Market basket analysis is behind most of our favourite shopping sites. Its a key technique used by e-commerce businesses and leverages data science and mathematical equations to focus the attention of customers on products that they might actually be interested in. Retailers use market basket analysis to uncover the associations between products.
This is done by looking for combinations of products that are often bought together. For instance, if a customer purchases milk and coffee beans in a single transaction - this would constitute an association between milk and coffee beans. Knowledge of product associations can enrich the way that businesses conduct internal analytics, offer deals or discounts as well as improving the product recommendations that are presented to customers.
Retailers use market basket analysis to uncover the associations between products.
Market basket analysis typically involves creating a set of rules to underline what an association looks like. It takes time and technical resources to develop these rules into an algorithm that can process datasets of products. This is why we built a market basket analysis flow into Graphext. To start analyzing the associations between products in a dataset with Graphext, choose Commerce → Basket Analysis as your analysis type, answer 4 questions about the structure of your dataset, execute the project and let the associations roll in.

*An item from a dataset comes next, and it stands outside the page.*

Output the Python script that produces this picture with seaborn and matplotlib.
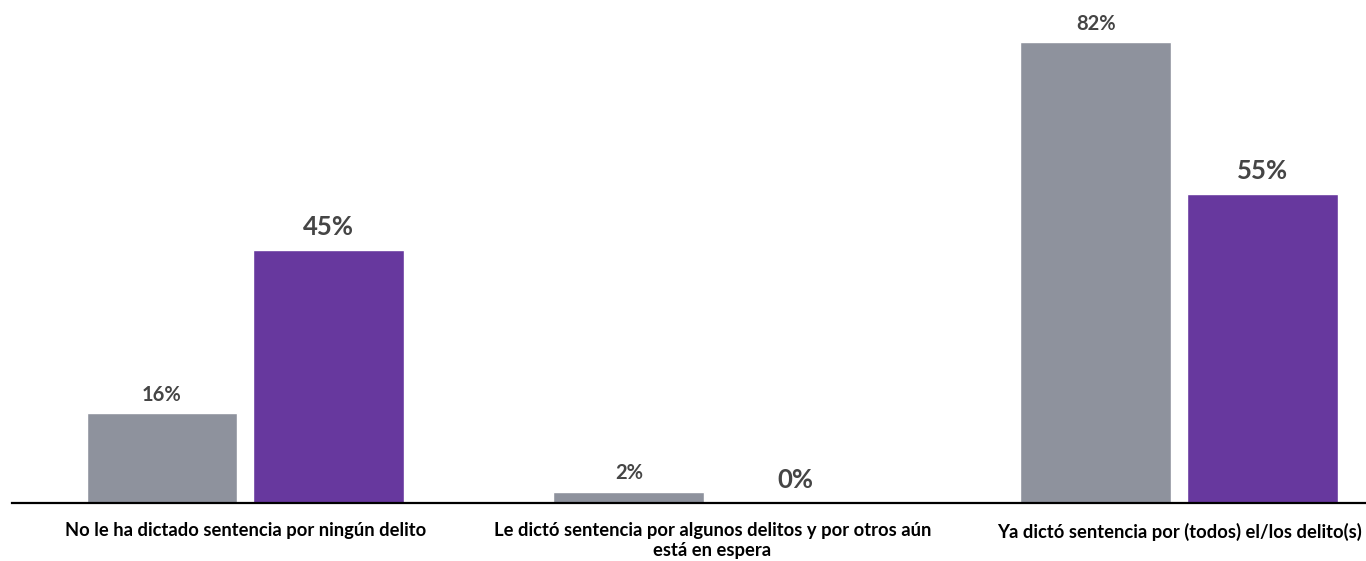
import matplotlib
matplotlib.use("Agg")
import matplotlib.pyplot as plt
import seaborn as sns
import pandas as pd

categories = [
    "No le ha dictado sentencia por ningún delito",
    "Le dictó sentencia por algunos delitos y por otros aún\nestá en espera",
    "Ya dictó sentencia por (todos) el/los delito(s)",
]
series_names = ["Serie A", "Serie B"]
values_a = [16, 2, 82]
values_b = [45, 0, 55]
colors = ["#8E929D", "#67389E"]

df = pd.DataFrame({
    "categoria": categories * 2,
    "serie": [series_names[0]] * 3 + [series_names[1]] * 3,
    "valor": values_a + values_b,
})

sns.set_theme(style="white")
plt.rcParams["font.family"] = ["Lato", "DejaVu Sans"]

fig = plt.figure(figsize=(13.66, 5.61), dpi=100)
ax = fig.add_axes([12 / 1366, (561 - 503) / 561, 1 - 12 / 1366, 503 / 561])

sns.barplot(data=df, x="categoria", y="valor", hue="serie", palette=colors,
            width=0.715, gap=0.096, saturation=1, legend=False, ax=ax)

ax.set_xlim(-0.5, 2.4)
ax.set_ylim(0, 89.5)
ax.set_xlabel("")
ax.set_ylabel("")
ax.set_yticks([])
for s in ["left", "right", "top"]:
    ax.spines[s].set_visible(False)
ax.spines["bottom"].set_color("black")
ax.spines["bottom"].set_linewidth(1.6)
ax.tick_params(axis="x", length=0, pad=14)
for lbl in ax.get_xticklabels():
    lbl.set_fontsize(13.2)
    lbl.set_fontweight("bold")
    lbl.set_color("black")
    lbl.set_linespacing(1.15)

styles = [(14.5, "bold", 6), (18.5, "bold", 8)]
for cont, (fs, fw, pad) in zip(ax.containers, styles):
    ax.bar_label(cont, labels=[f"{int(v)}%" for v in cont.datavalues],
                 padding=pad, fontsize=fs, color="#454545", fontweight=fw)

fig.savefig("out.png", dpi=100)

This guide is intended to walk through the building of a market basket analysis project using Graphext. We will be working with a dataset of purchases made at a bakery in Edinburgh. The aim of the project will be to identify communities of products that are related to one another and to transform this information into useful business insights.
First, we need to upload the bakery transaction dataset to Graphext and inspect it. Make sure you have access to the dataset on your local computer. Then, start from the Datasets panel of your Personal team in Graphext. Select New Dataset and either browse for the file on your computer or drag and drop it into the Adding Dataset window.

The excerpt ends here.